African photography is on the rise. From street to art photography, conceptual and documentary to fashion photography, homegrown photographers (not only in the Francophone-African countries) are increasingly stepping up to show their world what they see when they look through the lens, following decades of photographic misrepresentation, or reduction, by observers from outside the continent.
‚Fashion and street culture are a dynamic everyday method of expressing oneself to the world in the form of clothing’, according to South African photographer Anthony Bila. As founder of the picture blog ‚The Expressionist’ he focusses on showing his country on a day to day basis. ‚I’d like to think of myself as a creator who uses photography to express my thoughts, opinions and feelings to the world. Since especially for the youth of South Africa fashion and a personal style have become an important way to show who you are and what you stand for without ever having to say a word, he wants to capture it’s evolution as it happens. The autodidact goes into townships (for his series ‚The Township Diaries’) to include a cultural aspect in his work. ‚A personal project in which I went deeper to show the fascinating aspects of a continent that deserves a more balanced photographic coverage then currently present in international media. I’m tired of the misconceptions and prejudices about my continent. and even though clothing can be worn as an illusion – a projection of who we would like to be instead of who we are – when I contemplated this I wanted to conceptualise this in a more authentic representation of my country and continent.’
While his daily work mainly consists of street/fashion photography – ‚simply because it chronicles personal styles as I see it’ – he also has ongoing projects for which he revisits certain themes in his work. In general, with all his photographs, he want to show the possibilities and potential of (South) Africa. ‚In contrast to what is mainly shown about our continent, we are youthful, creative, intelligent, talented and have a lot to offer to offer the world. I want to capture those beautiful and hopeful aspects, even though South Africa is a complex country to work in. We are anything but lost and can tell our own story in our own way’, Bila emphasises. His country and continent are a place full of possibilities according to him and by putting both in a new perspective, he tries to offer a fresh, new and honest look. With the hope of encouraging people to visit South Africa themselves and see the places and people that he captures, their is even a marketing aspect to be found in his work. ‚There is something uniquely South African to my images that I cordially invite people to experience for themselves.’
By showing the ‚young, liberated SA of the future’ Bila wants to bring Africa to the world and the world to Africa. For him photographing his people doesn’t actually feel like work, but merely like self-expression. He usually works alone for the sake of speed and convenience, making it possible for him to move around relatively unnoticed. ‚That way I can capture moments and images others are not able to. Trying to do so is exciting and because of our diversity in people and cultures it forces me to be creative.’ South Africans have an indomitable spirit, says Bila, and posses a conviction to prove themselves. In his opinion a good photographer has got to have a good understanding of human beings and their nature. ‚If your subjects are comfortable, their ease translates in the image and works as a window to see who they are. Being self-taught all my photographs are shot purely instinctual; I see the image in my mind and capture it.’

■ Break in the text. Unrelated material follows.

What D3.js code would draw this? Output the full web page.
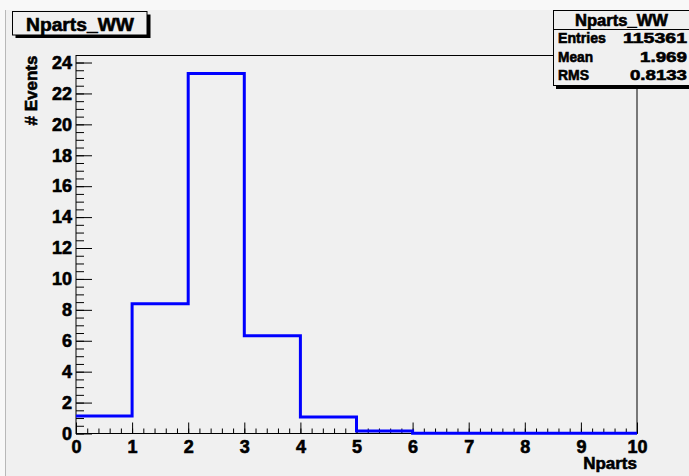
<!DOCTYPE html>
<html><head><meta charset="utf-8">
<script src="https://cdn.jsdelivr.net/npm/d3@7"></script>
<style>html,body{margin:0;padding:0;background:#f8f8f8;}svg{display:block;}</style>
</head><body>
<script>
const binEdges = [0,1,2,3,4,5,6,7,8,9,10];
const values = [1.13, 8.39, 23.29, 6.32, 1.06, 0.16, 0.01, 0.01, 0.01, 0.01];
const xTicks = [0,1,2,3,4,5,6,7,8,9,10];
const yTicks = [0,2,4,6,8,10,12,14,16,18,20,22,24];
const histTitle = "Nparts_WW";
const statsRows = [["Entries","115361"],["Mean","1.969"],["RMS","0.8133"]];
const xTitle = "Nparts", yTitle = "# Events";

const W = 689, H = 476;
const L = 76, R = 637, T = 55.5, B = 433.5;
const FONT = "'Liberation Sans', Arial, Helvetica, sans-serif";
const svg = d3.select("body").append("svg").attr("width", W).attr("height", H)
  .style("font-family", FONT).style("font-weight", "bold");

svg.append("rect").attr("x",0).attr("y",0).attr("width",W).attr("height",H).attr("fill","#f8f8f8");
svg.append("rect").attr("x",6).attr("y",10).attr("width",W-6).attr("height",H-10).attr("fill","#f0f0f0");
svg.append("line").attr("x1",5.5).attr("x2",5.5).attr("y1",10).attr("y2",H).attr("stroke","#b8b8b8");

const ymax = d3.max(values) * 1.05;
const x = d3.scaleLinear().domain([0,10]).range([L,R]);
const y = d3.scaleLinear().domain([0,ymax]).range([B,T]);

// frame
svg.append("rect").attr("x",L).attr("y",T).attr("width",R-L).attr("height",B-T)
  .attr("fill","none").attr("stroke","#000").attr("stroke-width",1);

// x axis ticks
const xMinor = d3.range(0, 10.0001, 0.2);
const gx = svg.append("g").attr("transform",`translate(0,${B})`);
gx.append("g").call(d3.axisTop(x).tickValues(xMinor).tickSize(5).tickFormat(""));
gx.append("g").call(d3.axisTop(x).tickValues(xTicks).tickSize(11).tickFormat(""));
gx.selectAll("path.domain").remove();
gx.selectAll("line").attr("stroke","#000");
const gxl = svg.append("g").attr("transform",`translate(0,${B})`)
  .call(d3.axisBottom(x).tickValues(xTicks).tickSize(0).tickPadding(7).tickFormat(d3.format("d")));
gxl.select("path.domain").remove();
gxl.selectAll("text").attr("font-size",18).attr("font-family",FONT).attr("font-weight","bold").attr("fill","#000");

// y axis ticks
const yMinor = d3.range(0, ymax, 0.5);
const gy = svg.append("g").attr("transform",`translate(${L},0)`);
gy.append("g").call(d3.axisRight(y).tickValues(yMinor).tickSize(8).tickFormat(""));
gy.append("g").call(d3.axisRight(y).tickValues(yTicks).tickSize(16).tickFormat(""));
gy.selectAll("path.domain").remove();
gy.selectAll("line").attr("stroke","#000");
const gyl = svg.append("g").attr("transform",`translate(${L},0)`)
  .call(d3.axisLeft(y).tickValues(yTicks).tickSize(0).tickPadding(4).tickFormat(d3.format("d")));
gyl.select("path.domain").remove();
gyl.selectAll("text").attr("font-size",18).attr("font-family",FONT).attr("font-weight","bold").attr("fill","#000");

// histogram
const pts = [];
values.forEach((v,i)=>{ pts.push([binEdges[i],v]); pts.push([binEdges[i+1],v]); });
const line = d3.line().x(d=>x(d[0])).y(d=>y(d[1]));
svg.append("path").attr("d", line(pts)).attr("fill","none").attr("stroke","#0000ff")
  .attr("stroke-width",3).attr("stroke-linejoin","miter");

// axis titles
svg.append("text").attr("x",R).attr("y",469).attr("text-anchor","end")
  .attr("font-size",17).text(xTitle);
svg.append("text").attr("transform",`translate(37,${T}) rotate(-90)`).attr("text-anchor","end")
  .attr("font-size",17).text(yTitle);

// title box
svg.append("rect").attr("x",15.5).attr("y",14.5).attr("width",135).attr("height",23.5).attr("fill","#000");
svg.append("rect").attr("x",12.5).attr("y",11.5).attr("width",134.5).attr("height",23.5)
  .attr("fill","#f0f0f0").attr("stroke","#000").attr("stroke-width",1);
svg.append("text").attr("x",80).attr("y",30.5).attr("text-anchor","middle").attr("font-size",19)
  .attr("textLength",108).attr("lengthAdjust","spacingAndGlyphs").text(histTitle);

// stats box
const sx = 553, sy = 10, sw = 140, sh = 75;
svg.append("rect").attr("x",sx+3).attr("y",sy+3).attr("width",sw).attr("height",sh+1).attr("fill","#000");
svg.append("rect").attr("x",sx+0.5).attr("y",sy+0.5).attr("width",sw).attr("height",sh)
  .attr("fill","#f0f0f0").attr("stroke","#000").attr("stroke-width",1);
svg.append("line").attr("x1",sx).attr("x2",sx+sw).attr("y1",29.5).attr("y2",29.5).attr("stroke","#000");
svg.append("text").attr("x",621.5).attr("y",26).attr("text-anchor","middle").attr("font-size",16)
  .attr("textLength",93).attr("lengthAdjust","spacingAndGlyphs").text(histTitle);
const rowY = [43, 62, 80];
const labW = [48, 35, 31];
const valW = [64, 47, 57];
statsRows.forEach((r,i)=>{
  svg.append("text").attr("x",558).attr("y",rowY[i]).attr("font-size",15)
    .attr("textLength",labW[i]).attr("lengthAdjust","spacingAndGlyphs").text(r[0]);
  svg.append("text").attr("x",687).attr("y",rowY[i]).attr("text-anchor","end").attr("font-size",15)
    .attr("textLength",valW[i]).attr("lengthAdjust","spacingAndGlyphs").text(r[1]);
});

// heavier glyphs like the original rendering
svg.selectAll("text").attr("stroke","#000").attr("stroke-width",0.6).attr("fill","#000");
</script>
</body></html>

Through his photography Bila has the opportunity to capture real moments and real people in a real context. By representing different people from different walks of life he honestly represents the Africa trough his own eyes. ‚I simply have to answer to myself and show my own perspective, without caring for what other think’, he explains. ‚Through social media I can share my view with a lot more people, just like al lot of other young photographers in the country do. Internet has made photography accessible to everybody and in combination with advancing technology and a growing subculture it’s understandable that photography has grown in stature, relevance and importance in South Africa and the continent.’ Having said that, there are still barriers to entry for professional photographers in South Africa, especially younger photographers, and more specifically, black photographers in South Africa, according to Bila. ‚The plight for female photographers, especially those of colour is even more dire.’ He feels there is a lot more in terms of developing new young and talented photographers, male and female in the country. ‚The limitations are there and likely will always be there, but I do believe thanks to the internet and social media, we can showcase our potential, bypass agencies and agents and get to see the work young photographers are capable of producing.’
Even though the photography scene in South Africa is of world standard, there is still a lack of skill when it comes to sharing and developing, which hinders the further proliferation of the industry from the continent to the world. ‚The scene in South Africa has gained incredible momentum and there are superbly talented young talents emerging all the time, but just like in the rest of Africa, they face similar challenges.’ Bila is positive about the future though, making plans to work extensively in Europe to bring his African perspectives into an international context. He thinks that South African photographers are the next big thing on the international stage. ‚I believe the more other Africans and foreigners alike see our work, increasingly they’ll believe that we are the masters of our own identity.’